— WHAT TO WORK ON —
The data below should be restated word for word, with every picture omitted.
======== SOURCE MATERIAL
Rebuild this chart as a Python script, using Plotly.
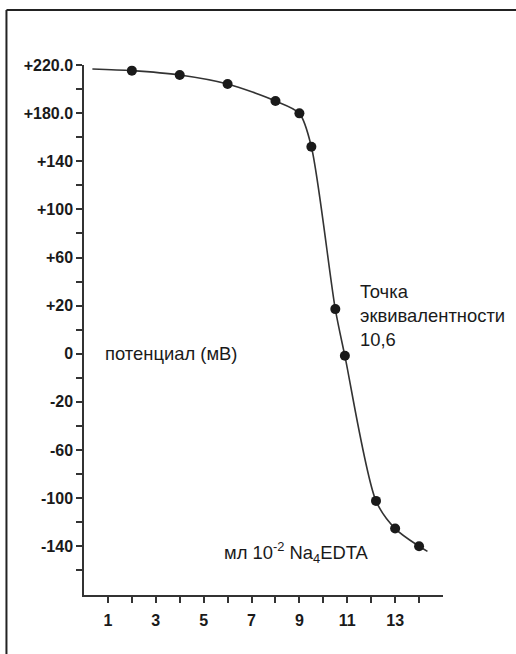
import plotly.graph_objects as go

# titrant volume (ml) and potential (in axis position units)
vol = [2, 4, 6, 8, 9, 9.5, 10.5, 10.9, 12.2, 13, 14]
pot = [215.3, 211.7, 204.2, 190.1, 179.8, 152.1, 17.1, -21.7, -142.3, -165.3, -180.0]
# curve extends a little beyond the measured points
curve_x = [0.35] + vol + [14.35]
curve_y = [216.7] + pot + [-184.2]

ytick_pos = [220, 180, 140, 100, 60, 20, -20, -60, -100, -140, -180]
ytick_txt = ["+220.0", "+180.0", "+140", "+100", "+60", "+20", "0", "-20", "-60", "-100", "-140"]
yminor_pos = [200, 160, 120, 80, 40, 0, -40, -80, -120, -160, -200]
xtick_pos = [1, 3, 5, 7, 9, 11, 13]
xminor_pos = [2, 4, 6, 8, 10, 12, 14]

fig = go.Figure()
fig.add_trace(go.Scatter(x=curve_x, y=curve_y, mode="lines",
                         line=dict(color="#333333", width=1.6, shape="spline", smoothing=0.8),
                         hoverinfo="skip", showlegend=False))
fig.add_trace(go.Scatter(x=vol, y=pot, mode="markers",
                         marker=dict(color="#1a1a1a", size=10),
                         showlegend=False))

axfont = dict(family="Liberation Sans, Arial, sans-serif", size=16, color="#1a1a1a", weight="bold")
fig.update_layout(
    width=516, height=654,
    margin=dict(l=84, r=73, t=65, b=59),
    paper_bgcolor="white", plot_bgcolor="white",
    xaxis=dict(range=[0, 15], showgrid=False, zeroline=False,
               showline=True, linecolor="#333333", linewidth=1.5,
               ticks="outside", ticklen=6, tickwidth=1.5, tickcolor="#333333",
               tickmode="array", tickvals=xtick_pos, ticktext=[str(v) for v in xtick_pos],
               tickfont=axfont, ticklabelstandoff=4,
               minor=dict(tickmode="array", tickvals=xminor_pos, ticks="outside",
                          ticklen=6, tickwidth=1.5, tickcolor="#333333", showgrid=False)),
    yaxis=dict(range=[-220.5, 220], showgrid=False, zeroline=False,
               showline=True, linecolor="#333333", linewidth=1.5,
               ticks="outside", ticklen=6, tickwidth=1.5, tickcolor="#333333",
               tickmode="array", tickvals=ytick_pos, ticktext=ytick_txt,
               tickfont=axfont,
               minor=dict(tickmode="array", tickvals=yminor_pos, ticks="outside",
                          ticklen=6, tickwidth=1.5, tickcolor="#333333", showgrid=False)),
    font=dict(family="Liberation Sans, Arial, sans-serif", color="#1a1a1a"),
)

annfont = dict(family="Liberation Sans, Arial, sans-serif", size=18.4, color="#1a1a1a")
fig.add_annotation(x=0.8, y=-20, text="потенциал (мВ)", showarrow=False,
                   xanchor="left", yanchor="middle", font=annfont)
fig.add_annotation(x=11.43, y=12, text="Точка<br>эквивалентности<br>10,6", showarrow=False,
                   xanchor="left", yanchor="middle", align="left", font=annfont)
fig.add_annotation(x=5.76, y=-185, text="мл 10<sup>-2</sup> Na<sub>4</sub>EDTA", showarrow=False,
                   xanchor="left", yanchor="middle", font=annfont)

# page border lines (top and left)
fig.add_shape(type="line", xref="paper", yref="paper", x0=-0.216, x1=1.21, y0=1.1038, y1=1.1038,
              line=dict(color="#222222", width=2))
fig.add_shape(type="line", xref="paper", yref="paper", x0=-0.216, x1=-0.216, y0=1.1038, y1=-0.12,
              line=dict(color="#222222", width=2))

fig.write_html("out.html")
================
— TASK OUTPUT —
Rebuild this chart as a Python script, using Plotly.
import plotly.graph_objects as go

# titrant volume (ml) and potential (in axis position units)
vol = [2, 4, 6, 8, 9, 9.5, 10.5, 10.9, 12.2, 13, 14]
pot = [215.3, 211.7, 204.2, 190.1, 179.8, 152.1, 17.1, -21.7, -142.3, -165.3, -180.0]
# curve extends a little beyond the measured points
curve_x = [0.35] + vol + [14.35]
curve_y = [216.7] + pot + [-184.2]

ytick_pos = [220, 180, 140, 100, 60, 20, -20, -60, -100, -140, -180]
ytick_txt = ["+220.0", "+180.0", "+140", "+100", "+60", "+20", "0", "-20", "-60", "-100", "-140"]
yminor_pos = [200, 160, 120, 80, 40, 0, -40, -80, -120, -160, -200]
xtick_pos = [1, 3, 5, 7, 9, 11, 13]
xminor_pos = [2, 4, 6, 8, 10, 12, 14]

fig = go.Figure()
fig.add_trace(go.Scatter(x=curve_x, y=curve_y, mode="lines",
                         line=dict(color="#333333", width=1.6, shape="spline", smoothing=0.8),
                         hoverinfo="skip", showlegend=False))
fig.add_trace(go.Scatter(x=vol, y=pot, mode="markers",
                         marker=dict(color="#1a1a1a", size=10),
                         showlegend=False))

axfont = dict(family="Liberation Sans, Arial, sans-serif", size=16, color="#1a1a1a", weight="bold")
fig.update_layout(
    width=516, height=654,
    margin=dict(l=84, r=73, t=65, b=59),
    paper_bgcolor="white", plot_bgcolor="white",
    xaxis=dict(range=[0, 15], showgrid=False, zeroline=False,
               showline=True, linecolor="#333333", linewidth=1.5,
               ticks="outside", ticklen=6, tickwidth=1.5, tickcolor="#333333",
               tickmode="array", tickvals=xtick_pos, ticktext=[str(v) for v in xtick_pos],
               tickfont=axfont, ticklabelstandoff=4,
               minor=dict(tickmode="array", tickvals=xminor_pos, ticks="outside",
                          ticklen=6, tickwidth=1.5, tickcolor="#333333", showgrid=False)),
    yaxis=dict(range=[-220.5, 220], showgrid=False, zeroline=False,
               showline=True, linecolor="#333333", linewidth=1.5,
               ticks="outside", ticklen=6, tickwidth=1.5, tickcolor="#333333",
               tickmode="array", tickvals=ytick_pos, ticktext=ytick_txt,
               tickfont=axfont,
               minor=dict(tickmode="array", tickvals=yminor_pos, ticks="outside",
                          ticklen=6, tickwidth=1.5, tickcolor="#333333", showgrid=False)),
    font=dict(family="Liberation Sans, Arial, sans-serif", color="#1a1a1a"),
)

annfont = dict(family="Liberation Sans, Arial, sans-serif", size=18.4, color="#1a1a1a")
fig.add_annotation(x=0.8, y=-20, text="потенциал (мВ)", showarrow=False,
                   xanchor="left", yanchor="middle", font=annfont)
fig.add_annotation(x=11.43, y=12, text="Точка<br>эквивалентности<br>10,6", showarrow=False,
                   xanchor="left", yanchor="middle", align="left", font=annfont)
fig.add_annotation(x=5.76, y=-185, text="мл 10<sup>-2</sup> Na<sub>4</sub>EDTA", showarrow=False,
                   xanchor="left", yanchor="middle", font=annfont)

# page border lines (top and left)
fig.add_shape(type="line", xref="paper", yref="paper", x0=-0.216, x1=1.21, y0=1.1038, y1=1.1038,
              line=dict(color="#222222", width=2))
fig.add_shape(type="line", xref="paper", yref="paper", x0=-0.216, x1=-0.216, y0=1.1038, y1=-0.12,
              line=dict(color="#222222", width=2))

fig.write_html("out.html")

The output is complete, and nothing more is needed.